March 21 is the International Day for the Elimination of Racial Discrimination. The date was selected by the United Nations to honour the 69 people who were killed by police at a peaceful demonstration against apartheid in Sharpeville, South Africa in 1960. In South Africa, March 21 is a public holiday, "Human Rights Day," to commemorate the lives that have been lost in the fight for democracy and human rights.

This year's theme is "Challenges and Achievements of the Durban Declaration – 15 years after." The United Nation's Durban Declaration contains a broad range of measures to fight racism, with specific recommendations to combat discrimination against persons of African and Asian descent, Indigenous peoples, migrants, refugees and other particularly marginalized groups. Rising Islamophobia and anti-Semitism are also identified as key areas that require urgent action.

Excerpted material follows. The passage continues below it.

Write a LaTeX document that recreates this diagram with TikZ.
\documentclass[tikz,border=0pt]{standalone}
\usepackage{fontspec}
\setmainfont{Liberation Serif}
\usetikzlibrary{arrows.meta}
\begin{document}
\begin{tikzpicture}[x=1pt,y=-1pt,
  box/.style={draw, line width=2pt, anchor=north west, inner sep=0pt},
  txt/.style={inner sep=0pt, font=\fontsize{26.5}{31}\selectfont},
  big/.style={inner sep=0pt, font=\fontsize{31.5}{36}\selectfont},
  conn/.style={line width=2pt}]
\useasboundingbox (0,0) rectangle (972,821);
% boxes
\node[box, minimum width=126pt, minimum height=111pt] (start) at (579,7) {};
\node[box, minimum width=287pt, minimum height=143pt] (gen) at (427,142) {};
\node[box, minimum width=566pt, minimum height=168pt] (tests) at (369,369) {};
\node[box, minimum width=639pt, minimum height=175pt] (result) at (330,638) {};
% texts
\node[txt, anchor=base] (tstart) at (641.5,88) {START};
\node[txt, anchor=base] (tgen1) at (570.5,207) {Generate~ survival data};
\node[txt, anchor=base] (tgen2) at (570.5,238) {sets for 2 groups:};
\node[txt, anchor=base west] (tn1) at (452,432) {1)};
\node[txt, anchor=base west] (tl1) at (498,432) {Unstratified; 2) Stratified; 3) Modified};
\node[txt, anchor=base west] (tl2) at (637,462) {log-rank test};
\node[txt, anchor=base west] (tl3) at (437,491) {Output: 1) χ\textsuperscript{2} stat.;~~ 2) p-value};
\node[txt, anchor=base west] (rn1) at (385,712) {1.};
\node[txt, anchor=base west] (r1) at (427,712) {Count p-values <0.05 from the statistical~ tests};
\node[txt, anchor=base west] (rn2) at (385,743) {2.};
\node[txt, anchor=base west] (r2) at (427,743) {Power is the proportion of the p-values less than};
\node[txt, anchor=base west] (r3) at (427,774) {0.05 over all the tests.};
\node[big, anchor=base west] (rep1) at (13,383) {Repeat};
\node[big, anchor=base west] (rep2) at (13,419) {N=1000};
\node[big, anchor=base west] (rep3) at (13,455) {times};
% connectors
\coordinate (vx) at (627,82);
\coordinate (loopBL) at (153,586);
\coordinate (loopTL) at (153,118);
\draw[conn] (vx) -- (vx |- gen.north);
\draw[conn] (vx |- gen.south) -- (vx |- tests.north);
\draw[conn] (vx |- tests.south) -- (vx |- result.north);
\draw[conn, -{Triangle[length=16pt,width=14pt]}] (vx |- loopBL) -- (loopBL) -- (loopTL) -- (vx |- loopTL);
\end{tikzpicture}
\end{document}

"The ugly, racist campaigning that took place during last October's federal election and in the Republican primary contest is a stark wake-up call us all," says Stephanie Smith, BCGEU President. "We need to have open discussions about racism and we need to educate and support each other as we confront racism in our workplaces and communities. Diversity is our strength and by confronting racism, we ensure that everyone can participate freely and equally in our society." 

Like our province, the BCGEU is a diverse union. According to our recent equity survey, 30 per cent of our members report non-Caucasian ancestry. Seven per cent identify as having Aboriginal ancestry, which includes First Nations, Métis and/or Inuit ancestry. Thirteen per cent speak languages other than English at home, with Punjabi, Mandarin and Tagalog the top three languages.

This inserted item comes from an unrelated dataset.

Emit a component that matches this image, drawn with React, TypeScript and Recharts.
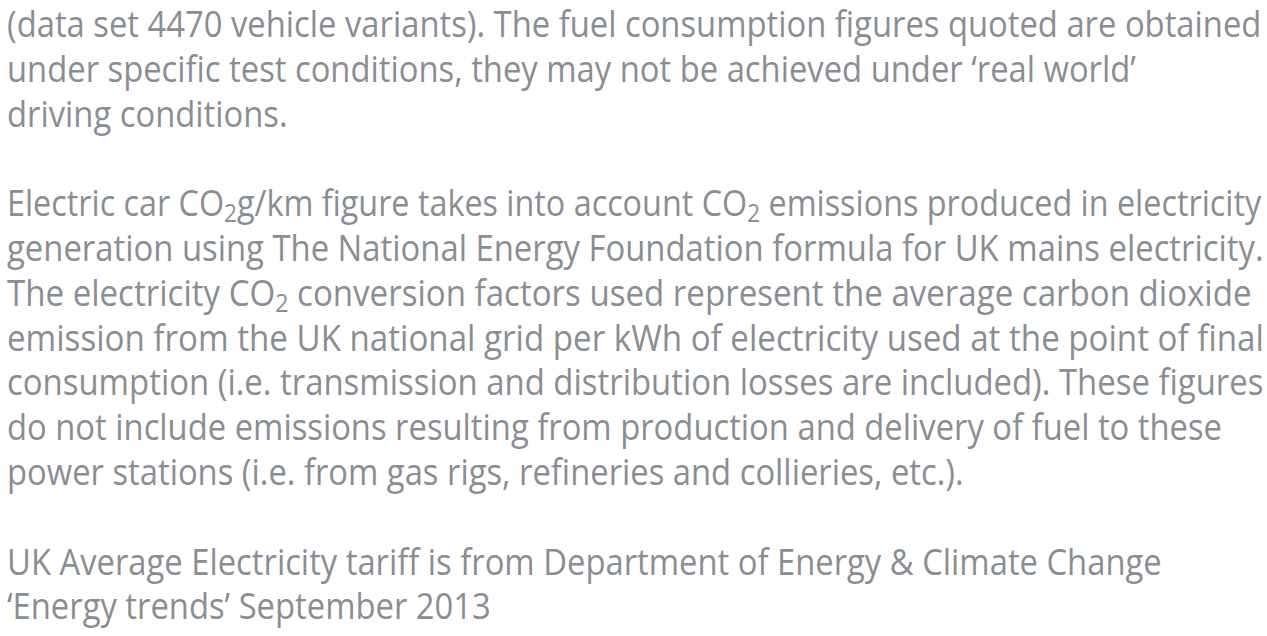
import React, { useLayoutEffect, useRef, useState } from "react";
import { Surface, Layer } from "recharts";

// Text lines; "_2" marks a subscript 2. Empty string = blank line.
const paragraphOne: string[] = [
  "(data set 4470 vehicle variants). The fuel consumption figures quoted are obtained",
  "under specific test conditions, they may not be achieved under \u2018real world\u2019",
  "driving conditions.",
];
const paragraphTwo: string[] = [
  "Electric car CO_2g/km figure takes into account CO_2 emissions produced in electricity",
  "generation using The National Energy Foundation formula for UK mains electricity.",
  "The electricity CO_2 conversion factors used represent the average carbon dioxide",
  "emission from the UK national grid per kWh of electricity used at the point of final",
  "consumption (i.e. transmission and distribution losses are included). These figures",
  "do not include emissions resulting from production and delivery of fuel to these",
  "power stations (i.e. from gas rigs, refineries and collieries, etc.).",
];
const paragraphThree: string[] = [
  "UK Average Electricity tariff is from Department of Energy & Climate Change",
  "\u2018Energy trends\u2019 September 2013",
];

const allLines: string[] = [...paragraphOne, "", ...paragraphTwo, "", ...paragraphThree];

// right-edge targets (px) for lines that run to the right edge in the reference
const edgeTargets: Record<number, number> = { 0: 1262, 4: 1262, 5: 1264, 6: 1252, 7: 1264, 8: 1264 };

const W = 1267;
const H = 636;
const LEFT = 7;
const FIRST_BASELINE = 37;
const LINE_STEP = 44.8;
const FONT_SIZE = 37;
const COLOR = "#8a8d92";
const SUB_SHIFT = 6;

function renderLine(line: string) {
  const parts = line.split("_2");
  const out: React.ReactNode[] = [];
  parts.forEach((p, i) => {
    out.push(
      <tspan key={`t${i}`} dy={i > 0 ? -SUB_SHIFT : undefined}>
        {p}
      </tspan>
    );
    if (i < parts.length - 1) {
      out.push(
        <tspan key={`s${i}`} fontSize={FONT_SIZE * 0.7} dy={SUB_SHIFT}>
          2
        </tspan>
      );
    }
  });
  return out;
}

export default function App() {
  const refs = useRef<(SVGTextElement | null)[]>([]);
  const [scales, setScales] = useState<number[]>(allLines.map(() => 1));
  useLayoutEffect(() => {
    const widths = allLines.map((_, i) => {
      const el = refs.current[i];
      return el ? el.getBBox().width : 0;
    });
    const base = (edgeTargets[0] - LEFT) / widths[0];
    setScales(
      allLines.map((_, i) => {
        if (widths[i] <= 0) return base;
        if (edgeTargets[i] !== undefined) return (edgeTargets[i] - LEFT) / widths[i];
        return base;
      })
    );
  }, []);
  return (
    <div style={{ position: "fixed", left: 0, top: 0, width: W, height: H, background: "#ffffff" }}>
      <Surface width={W} height={H}>
        <Layer>
          {allLines.map((line, i) =>
            line === "" ? null : (
              <text
                key={i}
                ref={(el) => {
                  refs.current[i] = el;
                }}
                transform={`translate(${LEFT},${FIRST_BASELINE + i * LINE_STEP}) scale(${scales[i]},1)`}
                x={0}
                y={0}
                fill={COLOR}
                fontFamily="'Open Sans', sans-serif"
                fontSize={FONT_SIZE}
                xmlSpace="preserve"
              >
                {renderLine(line)}
              </text>
            )
          )}
        </Layer>
      </Surface>
    </div>
  );
}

Members who speak languages other than English at home are more likely to have lower household incomes (45 per cent in the $40k and under category, versus 19 per cent for English-at-home speakers). These members are also more likely to be working part time or casual positions (50 per cent working part-time or casual, versus 25 per cent for English speakers).

Our members were also asked about bullying and discrimination issues in their workplaces. Of the 41 per cent who had witnessed and/or experienced bullying or discrimination at their worksite, 17 per cent identified racism as the factor, 13 per cent identified ethnicity, 12 per cent language, and 9 per cent country of origin. The BCGEU's education department is in the process of developing an education module on equity, diversity, and inclusion to train activists to address these issues in the workplace.

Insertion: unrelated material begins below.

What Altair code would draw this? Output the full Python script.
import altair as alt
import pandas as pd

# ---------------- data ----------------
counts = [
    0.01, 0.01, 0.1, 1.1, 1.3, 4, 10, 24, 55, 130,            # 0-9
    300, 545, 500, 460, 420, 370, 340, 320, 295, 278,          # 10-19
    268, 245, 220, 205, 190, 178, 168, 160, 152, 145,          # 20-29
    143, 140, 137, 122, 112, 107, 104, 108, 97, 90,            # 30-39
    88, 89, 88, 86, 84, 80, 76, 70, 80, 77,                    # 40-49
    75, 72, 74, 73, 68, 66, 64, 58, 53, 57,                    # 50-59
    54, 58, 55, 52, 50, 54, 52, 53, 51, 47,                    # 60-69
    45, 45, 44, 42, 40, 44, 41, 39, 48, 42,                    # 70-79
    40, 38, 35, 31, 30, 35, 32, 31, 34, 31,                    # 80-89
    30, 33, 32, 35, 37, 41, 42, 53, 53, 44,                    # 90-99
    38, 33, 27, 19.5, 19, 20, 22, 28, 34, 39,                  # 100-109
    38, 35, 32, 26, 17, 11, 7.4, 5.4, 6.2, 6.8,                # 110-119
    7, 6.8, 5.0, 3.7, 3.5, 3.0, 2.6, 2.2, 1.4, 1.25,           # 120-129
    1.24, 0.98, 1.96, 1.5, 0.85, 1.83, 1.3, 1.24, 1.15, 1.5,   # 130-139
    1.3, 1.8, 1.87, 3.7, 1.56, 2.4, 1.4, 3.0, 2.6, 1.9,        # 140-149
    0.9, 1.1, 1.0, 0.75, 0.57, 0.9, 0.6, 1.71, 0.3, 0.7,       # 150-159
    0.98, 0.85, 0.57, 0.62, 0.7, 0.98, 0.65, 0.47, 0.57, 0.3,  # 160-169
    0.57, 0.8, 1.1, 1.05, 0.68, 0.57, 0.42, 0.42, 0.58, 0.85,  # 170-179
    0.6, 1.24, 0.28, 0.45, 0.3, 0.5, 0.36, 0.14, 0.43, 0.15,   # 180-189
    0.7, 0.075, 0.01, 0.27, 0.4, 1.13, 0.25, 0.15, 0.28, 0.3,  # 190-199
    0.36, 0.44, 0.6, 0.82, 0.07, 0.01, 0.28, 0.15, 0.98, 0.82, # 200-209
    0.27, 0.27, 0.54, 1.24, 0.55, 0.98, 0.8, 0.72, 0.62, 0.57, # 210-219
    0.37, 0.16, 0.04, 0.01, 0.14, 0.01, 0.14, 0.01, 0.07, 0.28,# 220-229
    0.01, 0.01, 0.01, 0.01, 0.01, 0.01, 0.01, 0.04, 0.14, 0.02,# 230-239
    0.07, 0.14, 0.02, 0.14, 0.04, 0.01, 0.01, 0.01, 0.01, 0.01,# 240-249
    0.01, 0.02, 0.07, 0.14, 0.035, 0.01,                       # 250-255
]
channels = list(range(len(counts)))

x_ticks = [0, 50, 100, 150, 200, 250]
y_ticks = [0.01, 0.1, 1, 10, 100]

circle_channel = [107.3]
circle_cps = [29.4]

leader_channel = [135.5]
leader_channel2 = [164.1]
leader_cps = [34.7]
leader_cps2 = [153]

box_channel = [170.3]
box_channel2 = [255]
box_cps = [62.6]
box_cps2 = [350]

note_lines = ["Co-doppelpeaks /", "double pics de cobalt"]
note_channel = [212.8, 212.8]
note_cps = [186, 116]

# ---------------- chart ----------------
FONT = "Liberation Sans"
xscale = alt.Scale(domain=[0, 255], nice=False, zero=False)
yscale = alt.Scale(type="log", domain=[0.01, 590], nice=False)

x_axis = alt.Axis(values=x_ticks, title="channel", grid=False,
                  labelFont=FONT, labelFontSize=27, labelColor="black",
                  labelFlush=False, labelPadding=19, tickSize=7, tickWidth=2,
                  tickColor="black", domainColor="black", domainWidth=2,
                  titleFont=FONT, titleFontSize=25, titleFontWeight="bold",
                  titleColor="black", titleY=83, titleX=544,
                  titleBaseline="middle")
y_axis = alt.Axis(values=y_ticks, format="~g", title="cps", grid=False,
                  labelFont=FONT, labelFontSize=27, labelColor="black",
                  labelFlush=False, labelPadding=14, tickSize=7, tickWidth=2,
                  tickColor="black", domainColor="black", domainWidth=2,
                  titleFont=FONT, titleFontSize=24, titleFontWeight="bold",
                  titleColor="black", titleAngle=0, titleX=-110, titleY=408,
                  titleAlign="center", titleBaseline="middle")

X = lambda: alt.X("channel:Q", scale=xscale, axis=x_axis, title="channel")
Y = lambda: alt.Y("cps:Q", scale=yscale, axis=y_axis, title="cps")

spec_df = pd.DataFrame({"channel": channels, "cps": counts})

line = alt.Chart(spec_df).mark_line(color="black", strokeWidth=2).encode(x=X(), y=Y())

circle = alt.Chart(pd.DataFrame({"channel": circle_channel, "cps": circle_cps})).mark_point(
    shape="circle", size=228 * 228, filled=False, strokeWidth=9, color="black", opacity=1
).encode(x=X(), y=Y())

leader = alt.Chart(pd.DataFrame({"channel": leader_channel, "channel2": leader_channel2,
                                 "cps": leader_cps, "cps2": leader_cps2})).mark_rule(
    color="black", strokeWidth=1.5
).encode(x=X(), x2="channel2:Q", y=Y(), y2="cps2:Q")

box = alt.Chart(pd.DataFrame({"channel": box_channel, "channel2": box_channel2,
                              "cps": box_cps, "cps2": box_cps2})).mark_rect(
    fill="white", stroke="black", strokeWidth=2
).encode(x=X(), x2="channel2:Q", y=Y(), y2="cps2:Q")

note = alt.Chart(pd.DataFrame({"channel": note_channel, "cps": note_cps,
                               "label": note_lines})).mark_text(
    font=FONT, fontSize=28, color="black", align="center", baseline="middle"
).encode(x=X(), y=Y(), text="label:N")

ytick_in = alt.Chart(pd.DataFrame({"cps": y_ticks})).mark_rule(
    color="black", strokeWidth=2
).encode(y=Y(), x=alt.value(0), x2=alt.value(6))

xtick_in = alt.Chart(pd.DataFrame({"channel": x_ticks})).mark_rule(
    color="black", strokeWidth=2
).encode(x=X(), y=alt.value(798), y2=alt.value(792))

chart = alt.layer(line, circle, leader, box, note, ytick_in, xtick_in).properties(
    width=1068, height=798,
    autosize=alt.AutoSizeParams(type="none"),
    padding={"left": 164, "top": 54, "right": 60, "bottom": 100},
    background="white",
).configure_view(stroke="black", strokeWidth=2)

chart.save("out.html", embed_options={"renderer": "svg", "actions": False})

These numbers give us a small glimpse into some of the challenges workers of colour face within our workplaces and communities. Studies show that workers of colour are more likely to work in low paid or precarious employment. Workers of colour often face racism and discrimination on the job – from being passed over for promotions to being bullied because of their country of origin or accent. While unions can help address economic inequity, we must also address social and political inequity by embracing a commitment to anti-racism in all of our day-to-day union activities.

"March 21st reminds us that, as a union, we must take a leading role on fighting racism, and upholding the basic rights of all people in our society," says Smith. "Join us in making a conscious commitment to confront oppression and racial discrimination, in all of its forms, every day."